Vaya por delante que desde el primer minuto pensé que el VAR era un instrumento para hacer del fútbol un deporte más justo y en donde esa tendencia por beneficiar al grande quedaría en entredicho. Pero hasta la fecha el videoarbitraje para lo único que ha servido es para cambiar el fútbol, para convertirlo en un deporte sin ritmo, que no depende de los jugadores sino de los jueces que a un buen puñado de cientos de kilómetros interpretan las normas en función de un buen número de imágenes, y por lo que se ve, no siguiendo en mismo rasero en función del escudo. La prueba palmaria sucedió este fin de semana.

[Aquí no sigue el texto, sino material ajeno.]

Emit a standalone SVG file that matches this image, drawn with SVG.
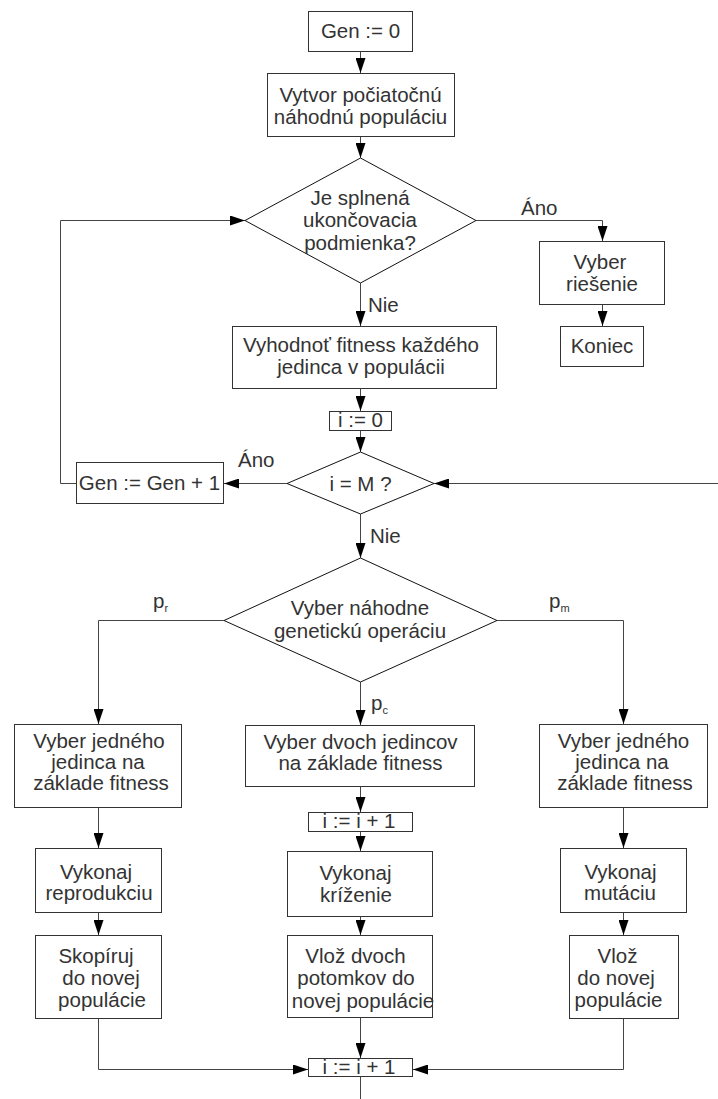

El problema está en la aplicación de la norma. De repente se ha pasado de tirar la línea del fuera de juego con una fiabilidad milimétrica y de enjuiciar las manos dentro del área a medir si un portero tiene el pie 10 centímetros por fuera de la línea de gol y si un taco pasó cerca del tendón de Aquiles de algún jugador.
En todo estos avatares, normales del fútbol, habría que tener en cuenta la intencionalidad, pero eso no lo pueden saber unos sesudos analistas de imágenes, o quizás si a la vista de las determinaciones tomadas. ¿Por qué Maxi no y Sáenz, sí?
A mayores, no es una cuestión menos baladí el tiempo que se pierde en cada resolución de conflicto. Ayer el partido de Balaídos se fue a 51 minutos en su primer tiempo, pero no se jugó ni la mitad. En la primera expulsión cinco minutos se fueron al limbo, en la segunda otros tantos, y en un par de fueras de juego sometidos a juicio sumarísimo otro tanto. Con tanto VAR los equipos ya no necesitan perder tiempo porque la desactivación llega sola.
Si de verdad el VAR llegó para quedarse en el fútbol, alguien con poder debería tomar cartas en el asunto para que el monstruo no se coma al invento. A este paso no tardará mucho tiempo en conseguirlo.